EXERCISE
Reproduce exactly only the lines from the line that holds "Reproduce this chart with matplotlib." to the line that holds "xticks = [2000, 4000, 6000, 8000, 10000]", inclusive, in the listing below, and please leave out every picture.

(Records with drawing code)

========================================

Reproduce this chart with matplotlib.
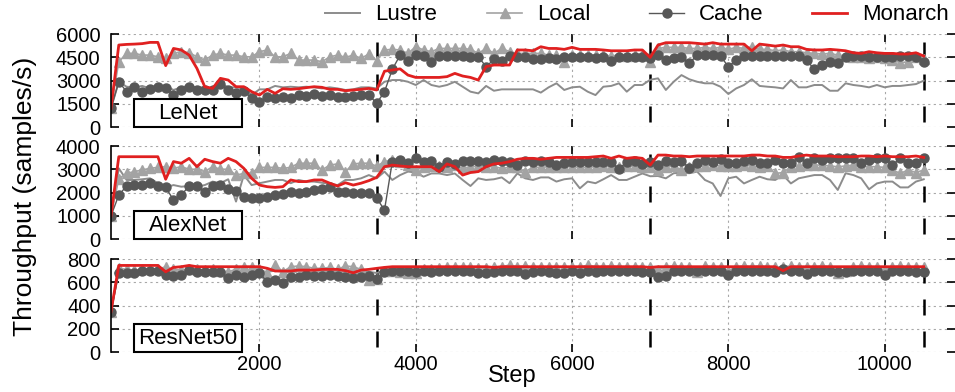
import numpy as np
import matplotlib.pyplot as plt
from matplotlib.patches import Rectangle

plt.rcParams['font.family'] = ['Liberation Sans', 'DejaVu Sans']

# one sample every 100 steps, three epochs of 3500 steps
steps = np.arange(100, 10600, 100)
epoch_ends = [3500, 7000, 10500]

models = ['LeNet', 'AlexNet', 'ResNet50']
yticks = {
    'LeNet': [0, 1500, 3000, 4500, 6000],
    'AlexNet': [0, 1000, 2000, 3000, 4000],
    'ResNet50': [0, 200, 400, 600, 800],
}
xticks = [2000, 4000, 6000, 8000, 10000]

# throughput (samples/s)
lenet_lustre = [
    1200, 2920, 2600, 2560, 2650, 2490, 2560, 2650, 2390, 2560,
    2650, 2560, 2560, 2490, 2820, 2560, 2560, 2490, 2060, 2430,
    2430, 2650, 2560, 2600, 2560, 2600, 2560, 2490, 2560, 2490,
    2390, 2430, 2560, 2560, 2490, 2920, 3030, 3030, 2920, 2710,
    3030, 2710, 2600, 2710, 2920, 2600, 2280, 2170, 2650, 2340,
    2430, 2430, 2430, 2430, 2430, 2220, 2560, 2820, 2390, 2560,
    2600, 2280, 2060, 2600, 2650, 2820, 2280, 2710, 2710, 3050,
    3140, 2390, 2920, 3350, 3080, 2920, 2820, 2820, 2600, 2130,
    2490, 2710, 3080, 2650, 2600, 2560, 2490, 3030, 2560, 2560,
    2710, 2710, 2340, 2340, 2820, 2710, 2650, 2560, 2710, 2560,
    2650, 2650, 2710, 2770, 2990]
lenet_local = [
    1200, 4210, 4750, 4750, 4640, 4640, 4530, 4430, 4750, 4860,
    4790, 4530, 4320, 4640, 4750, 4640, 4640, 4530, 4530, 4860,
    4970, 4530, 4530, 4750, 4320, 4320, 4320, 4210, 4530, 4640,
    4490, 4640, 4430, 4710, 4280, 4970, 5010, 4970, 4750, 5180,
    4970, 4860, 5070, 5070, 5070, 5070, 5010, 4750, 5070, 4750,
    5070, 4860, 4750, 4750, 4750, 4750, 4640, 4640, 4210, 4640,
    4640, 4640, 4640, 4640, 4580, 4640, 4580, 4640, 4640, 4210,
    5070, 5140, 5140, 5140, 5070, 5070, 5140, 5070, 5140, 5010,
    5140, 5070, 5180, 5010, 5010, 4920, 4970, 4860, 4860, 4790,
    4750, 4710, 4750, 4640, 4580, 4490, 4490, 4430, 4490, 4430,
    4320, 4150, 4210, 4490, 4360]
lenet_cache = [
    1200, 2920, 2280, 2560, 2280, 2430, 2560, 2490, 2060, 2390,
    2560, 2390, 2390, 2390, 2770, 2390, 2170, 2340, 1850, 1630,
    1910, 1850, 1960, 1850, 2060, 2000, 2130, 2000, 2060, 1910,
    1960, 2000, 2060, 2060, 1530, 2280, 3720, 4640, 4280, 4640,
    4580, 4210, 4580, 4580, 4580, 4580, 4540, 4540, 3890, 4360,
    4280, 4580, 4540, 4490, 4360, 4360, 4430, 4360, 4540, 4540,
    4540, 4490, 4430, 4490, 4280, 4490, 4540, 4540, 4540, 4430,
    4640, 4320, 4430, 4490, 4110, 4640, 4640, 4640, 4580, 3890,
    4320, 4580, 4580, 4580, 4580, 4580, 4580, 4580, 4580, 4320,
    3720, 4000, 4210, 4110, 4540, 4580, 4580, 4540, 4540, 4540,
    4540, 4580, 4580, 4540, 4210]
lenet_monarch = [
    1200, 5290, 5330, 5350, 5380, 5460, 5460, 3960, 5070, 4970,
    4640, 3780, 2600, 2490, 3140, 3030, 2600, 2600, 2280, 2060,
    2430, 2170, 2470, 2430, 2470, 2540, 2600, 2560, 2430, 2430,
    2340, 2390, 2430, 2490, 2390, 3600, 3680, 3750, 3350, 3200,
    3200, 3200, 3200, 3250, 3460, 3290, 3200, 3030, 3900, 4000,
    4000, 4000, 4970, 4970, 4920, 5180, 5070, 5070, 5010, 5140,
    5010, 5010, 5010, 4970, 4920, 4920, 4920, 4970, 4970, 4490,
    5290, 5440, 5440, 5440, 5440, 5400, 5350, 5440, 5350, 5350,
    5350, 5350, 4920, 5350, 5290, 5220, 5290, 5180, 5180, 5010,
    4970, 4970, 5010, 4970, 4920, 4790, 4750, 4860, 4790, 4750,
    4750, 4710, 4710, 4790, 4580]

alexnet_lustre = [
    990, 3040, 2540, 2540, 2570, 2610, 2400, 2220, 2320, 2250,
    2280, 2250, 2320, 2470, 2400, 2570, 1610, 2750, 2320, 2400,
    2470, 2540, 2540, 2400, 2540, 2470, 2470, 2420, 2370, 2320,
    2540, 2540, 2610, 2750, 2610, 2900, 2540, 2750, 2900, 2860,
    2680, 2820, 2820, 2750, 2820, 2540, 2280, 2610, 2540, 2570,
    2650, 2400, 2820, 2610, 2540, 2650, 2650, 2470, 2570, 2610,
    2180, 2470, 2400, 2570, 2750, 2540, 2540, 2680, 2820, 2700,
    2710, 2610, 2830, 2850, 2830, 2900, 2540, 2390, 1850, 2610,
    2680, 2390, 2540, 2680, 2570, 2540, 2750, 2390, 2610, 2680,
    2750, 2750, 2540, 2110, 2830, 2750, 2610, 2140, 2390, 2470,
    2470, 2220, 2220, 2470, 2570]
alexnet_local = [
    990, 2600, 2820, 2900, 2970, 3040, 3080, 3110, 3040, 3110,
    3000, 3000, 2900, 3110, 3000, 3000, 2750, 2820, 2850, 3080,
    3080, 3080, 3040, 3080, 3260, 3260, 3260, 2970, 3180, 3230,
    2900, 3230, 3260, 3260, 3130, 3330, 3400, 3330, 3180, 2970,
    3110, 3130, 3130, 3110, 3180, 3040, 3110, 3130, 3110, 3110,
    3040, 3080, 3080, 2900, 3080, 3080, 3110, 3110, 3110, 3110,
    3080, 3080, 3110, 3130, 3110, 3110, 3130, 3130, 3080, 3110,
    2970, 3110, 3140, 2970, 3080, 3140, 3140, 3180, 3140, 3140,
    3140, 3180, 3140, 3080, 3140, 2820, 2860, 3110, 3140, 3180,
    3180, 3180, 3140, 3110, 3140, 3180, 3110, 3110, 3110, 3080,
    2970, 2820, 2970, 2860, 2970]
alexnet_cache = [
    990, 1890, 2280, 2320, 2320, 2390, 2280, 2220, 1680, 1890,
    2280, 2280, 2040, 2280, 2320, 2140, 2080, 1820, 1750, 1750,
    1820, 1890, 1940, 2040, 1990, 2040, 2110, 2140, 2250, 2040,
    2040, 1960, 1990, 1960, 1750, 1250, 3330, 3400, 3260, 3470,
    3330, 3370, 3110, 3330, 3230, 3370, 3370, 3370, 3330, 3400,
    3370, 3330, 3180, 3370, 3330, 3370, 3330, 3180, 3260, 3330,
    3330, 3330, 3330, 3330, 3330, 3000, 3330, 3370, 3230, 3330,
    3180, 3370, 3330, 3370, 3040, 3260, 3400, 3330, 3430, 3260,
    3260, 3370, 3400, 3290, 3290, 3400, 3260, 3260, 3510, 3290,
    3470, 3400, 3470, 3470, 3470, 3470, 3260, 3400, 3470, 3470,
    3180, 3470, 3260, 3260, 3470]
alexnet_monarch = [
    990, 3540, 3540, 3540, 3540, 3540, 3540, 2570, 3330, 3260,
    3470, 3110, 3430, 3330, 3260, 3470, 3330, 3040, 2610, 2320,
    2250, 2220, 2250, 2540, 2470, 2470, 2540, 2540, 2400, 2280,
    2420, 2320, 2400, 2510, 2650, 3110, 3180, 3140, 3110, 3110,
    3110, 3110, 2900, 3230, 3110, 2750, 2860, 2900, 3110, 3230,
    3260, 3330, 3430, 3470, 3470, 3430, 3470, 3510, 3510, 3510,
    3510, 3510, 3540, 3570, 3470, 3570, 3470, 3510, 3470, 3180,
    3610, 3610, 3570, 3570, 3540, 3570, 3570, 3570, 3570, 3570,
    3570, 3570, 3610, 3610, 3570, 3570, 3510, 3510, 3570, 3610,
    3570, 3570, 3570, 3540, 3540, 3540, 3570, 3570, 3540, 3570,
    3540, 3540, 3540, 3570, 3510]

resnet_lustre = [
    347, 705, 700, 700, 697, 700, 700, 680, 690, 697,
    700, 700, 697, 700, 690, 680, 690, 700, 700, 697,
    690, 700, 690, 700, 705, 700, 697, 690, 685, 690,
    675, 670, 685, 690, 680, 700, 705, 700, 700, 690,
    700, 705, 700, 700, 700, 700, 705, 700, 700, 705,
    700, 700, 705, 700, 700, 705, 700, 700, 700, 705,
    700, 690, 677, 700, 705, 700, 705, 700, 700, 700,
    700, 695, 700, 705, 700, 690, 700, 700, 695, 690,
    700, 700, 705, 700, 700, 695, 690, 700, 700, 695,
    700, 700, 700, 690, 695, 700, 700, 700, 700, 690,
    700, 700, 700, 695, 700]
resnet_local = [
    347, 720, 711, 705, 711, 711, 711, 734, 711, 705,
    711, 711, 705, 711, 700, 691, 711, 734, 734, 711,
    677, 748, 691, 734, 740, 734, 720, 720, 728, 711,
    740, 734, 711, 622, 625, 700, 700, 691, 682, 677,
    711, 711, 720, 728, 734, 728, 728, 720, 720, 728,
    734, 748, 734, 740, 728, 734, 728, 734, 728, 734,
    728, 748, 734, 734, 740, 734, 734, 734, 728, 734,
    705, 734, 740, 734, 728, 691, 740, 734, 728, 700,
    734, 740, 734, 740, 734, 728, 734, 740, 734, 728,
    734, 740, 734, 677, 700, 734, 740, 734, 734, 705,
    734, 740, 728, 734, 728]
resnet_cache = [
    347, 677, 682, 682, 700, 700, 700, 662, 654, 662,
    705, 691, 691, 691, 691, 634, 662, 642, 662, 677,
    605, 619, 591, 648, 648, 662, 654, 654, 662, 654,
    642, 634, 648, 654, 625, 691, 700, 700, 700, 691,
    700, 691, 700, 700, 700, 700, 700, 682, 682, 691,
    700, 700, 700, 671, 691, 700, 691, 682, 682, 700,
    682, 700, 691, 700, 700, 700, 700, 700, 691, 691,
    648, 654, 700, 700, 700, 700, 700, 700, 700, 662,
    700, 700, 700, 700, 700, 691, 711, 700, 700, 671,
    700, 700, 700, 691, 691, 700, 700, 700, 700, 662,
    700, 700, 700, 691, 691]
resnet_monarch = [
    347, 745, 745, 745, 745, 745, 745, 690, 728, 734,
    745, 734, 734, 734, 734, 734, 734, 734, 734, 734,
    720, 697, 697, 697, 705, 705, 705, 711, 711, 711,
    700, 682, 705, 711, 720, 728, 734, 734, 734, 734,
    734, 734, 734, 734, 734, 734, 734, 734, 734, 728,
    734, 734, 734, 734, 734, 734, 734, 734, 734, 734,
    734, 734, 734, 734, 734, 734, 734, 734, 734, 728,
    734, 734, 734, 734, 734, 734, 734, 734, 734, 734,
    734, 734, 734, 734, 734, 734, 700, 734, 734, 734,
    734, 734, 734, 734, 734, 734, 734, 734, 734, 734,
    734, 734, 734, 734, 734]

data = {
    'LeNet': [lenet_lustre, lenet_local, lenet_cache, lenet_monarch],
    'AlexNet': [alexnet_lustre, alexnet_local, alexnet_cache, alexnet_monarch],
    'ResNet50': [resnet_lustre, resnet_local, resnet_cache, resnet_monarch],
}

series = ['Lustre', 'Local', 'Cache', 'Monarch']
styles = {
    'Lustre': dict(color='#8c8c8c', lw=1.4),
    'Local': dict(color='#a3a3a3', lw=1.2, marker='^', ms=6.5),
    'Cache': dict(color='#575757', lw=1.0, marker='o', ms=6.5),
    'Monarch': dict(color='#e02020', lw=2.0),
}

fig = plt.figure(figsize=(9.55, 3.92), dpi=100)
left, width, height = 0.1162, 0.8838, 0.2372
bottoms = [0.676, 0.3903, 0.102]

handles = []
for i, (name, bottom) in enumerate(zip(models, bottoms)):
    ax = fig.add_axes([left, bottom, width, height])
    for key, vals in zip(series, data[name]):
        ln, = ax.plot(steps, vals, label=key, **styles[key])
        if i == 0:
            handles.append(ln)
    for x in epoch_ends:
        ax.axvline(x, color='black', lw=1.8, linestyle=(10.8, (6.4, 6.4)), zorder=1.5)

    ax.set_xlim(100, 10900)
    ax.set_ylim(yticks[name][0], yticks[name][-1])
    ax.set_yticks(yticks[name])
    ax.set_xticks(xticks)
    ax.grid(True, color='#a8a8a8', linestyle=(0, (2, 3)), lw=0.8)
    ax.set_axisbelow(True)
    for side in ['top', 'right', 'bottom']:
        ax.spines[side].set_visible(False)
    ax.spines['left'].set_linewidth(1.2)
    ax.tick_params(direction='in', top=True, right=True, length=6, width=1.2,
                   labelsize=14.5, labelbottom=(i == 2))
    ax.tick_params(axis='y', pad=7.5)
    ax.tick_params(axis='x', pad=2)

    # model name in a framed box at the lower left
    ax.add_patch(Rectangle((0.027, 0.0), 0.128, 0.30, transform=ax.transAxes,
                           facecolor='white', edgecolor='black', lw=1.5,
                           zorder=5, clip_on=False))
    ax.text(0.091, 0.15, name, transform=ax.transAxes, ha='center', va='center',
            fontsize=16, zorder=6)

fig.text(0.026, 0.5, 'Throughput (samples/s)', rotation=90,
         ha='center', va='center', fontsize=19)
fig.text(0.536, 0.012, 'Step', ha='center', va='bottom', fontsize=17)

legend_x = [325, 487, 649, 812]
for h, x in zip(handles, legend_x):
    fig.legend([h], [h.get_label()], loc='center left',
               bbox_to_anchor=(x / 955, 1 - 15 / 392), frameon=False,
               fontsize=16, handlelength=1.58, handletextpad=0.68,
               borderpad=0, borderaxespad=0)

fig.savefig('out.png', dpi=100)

========================================

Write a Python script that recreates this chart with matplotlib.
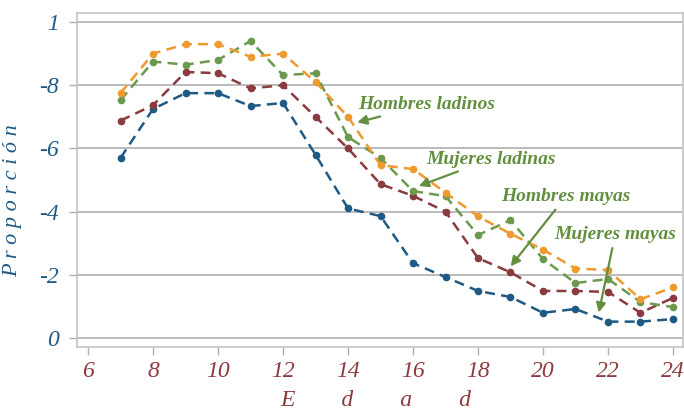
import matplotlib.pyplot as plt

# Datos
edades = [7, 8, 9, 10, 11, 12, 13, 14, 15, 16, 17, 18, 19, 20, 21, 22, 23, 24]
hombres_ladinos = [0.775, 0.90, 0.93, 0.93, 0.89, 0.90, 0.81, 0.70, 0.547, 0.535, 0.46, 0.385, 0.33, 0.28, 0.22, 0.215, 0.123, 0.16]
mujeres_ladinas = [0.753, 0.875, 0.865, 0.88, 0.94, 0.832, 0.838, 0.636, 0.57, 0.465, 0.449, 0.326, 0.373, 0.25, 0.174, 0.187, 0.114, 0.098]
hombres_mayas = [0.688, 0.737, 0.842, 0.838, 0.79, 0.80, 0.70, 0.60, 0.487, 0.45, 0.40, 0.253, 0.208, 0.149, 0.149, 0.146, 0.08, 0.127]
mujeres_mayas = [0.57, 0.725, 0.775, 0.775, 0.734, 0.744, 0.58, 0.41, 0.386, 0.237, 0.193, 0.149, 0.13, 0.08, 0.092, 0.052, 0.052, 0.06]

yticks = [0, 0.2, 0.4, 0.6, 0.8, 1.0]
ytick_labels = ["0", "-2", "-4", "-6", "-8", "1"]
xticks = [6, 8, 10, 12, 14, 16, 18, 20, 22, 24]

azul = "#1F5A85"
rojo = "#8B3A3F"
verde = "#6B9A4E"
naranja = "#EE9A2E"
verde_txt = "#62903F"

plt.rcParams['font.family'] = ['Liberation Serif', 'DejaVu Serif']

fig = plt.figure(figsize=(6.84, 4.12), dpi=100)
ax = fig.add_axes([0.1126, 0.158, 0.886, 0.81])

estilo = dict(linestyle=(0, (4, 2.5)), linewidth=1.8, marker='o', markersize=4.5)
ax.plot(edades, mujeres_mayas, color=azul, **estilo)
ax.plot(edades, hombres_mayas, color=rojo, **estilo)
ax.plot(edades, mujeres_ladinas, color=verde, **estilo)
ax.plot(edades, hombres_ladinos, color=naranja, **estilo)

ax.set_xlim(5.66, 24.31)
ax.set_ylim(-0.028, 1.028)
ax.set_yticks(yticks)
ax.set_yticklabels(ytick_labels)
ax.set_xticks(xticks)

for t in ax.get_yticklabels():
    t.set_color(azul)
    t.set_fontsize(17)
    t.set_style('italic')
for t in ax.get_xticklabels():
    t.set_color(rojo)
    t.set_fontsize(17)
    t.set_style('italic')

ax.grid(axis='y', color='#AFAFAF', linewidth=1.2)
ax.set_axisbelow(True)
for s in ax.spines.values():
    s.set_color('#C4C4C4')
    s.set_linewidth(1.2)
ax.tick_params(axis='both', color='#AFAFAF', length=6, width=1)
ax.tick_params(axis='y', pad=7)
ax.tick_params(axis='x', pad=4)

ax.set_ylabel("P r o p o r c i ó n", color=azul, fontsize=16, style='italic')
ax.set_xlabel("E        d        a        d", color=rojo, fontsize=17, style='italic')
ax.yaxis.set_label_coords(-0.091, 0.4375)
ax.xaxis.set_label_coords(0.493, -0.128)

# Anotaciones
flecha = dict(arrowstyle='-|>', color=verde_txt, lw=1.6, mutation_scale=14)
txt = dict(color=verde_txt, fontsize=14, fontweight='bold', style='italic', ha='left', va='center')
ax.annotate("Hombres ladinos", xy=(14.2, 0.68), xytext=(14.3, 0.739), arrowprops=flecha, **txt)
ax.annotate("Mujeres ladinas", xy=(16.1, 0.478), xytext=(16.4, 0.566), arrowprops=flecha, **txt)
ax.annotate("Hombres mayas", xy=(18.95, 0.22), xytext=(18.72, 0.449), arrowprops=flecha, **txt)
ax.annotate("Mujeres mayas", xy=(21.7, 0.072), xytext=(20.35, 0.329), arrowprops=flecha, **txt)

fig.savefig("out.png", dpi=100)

========================================

RESULT OF THE TASK
Reproduce this chart with matplotlib.
import numpy as np
import matplotlib.pyplot as plt
from matplotlib.patches import Rectangle

plt.rcParams['font.family'] = ['Liberation Sans', 'DejaVu Sans']

# one sample every 100 steps, three epochs of 3500 steps
steps = np.arange(100, 10600, 100)
epoch_ends = [3500, 7000, 10500]

models = ['LeNet', 'AlexNet', 'ResNet50']
yticks = {
    'LeNet': [0, 1500, 3000, 4500, 6000],
    'AlexNet': [0, 1000, 2000, 3000, 4000],
    'ResNet50': [0, 200, 400, 600, 800],
}
xticks = [2000, 4000, 6000, 8000, 10000]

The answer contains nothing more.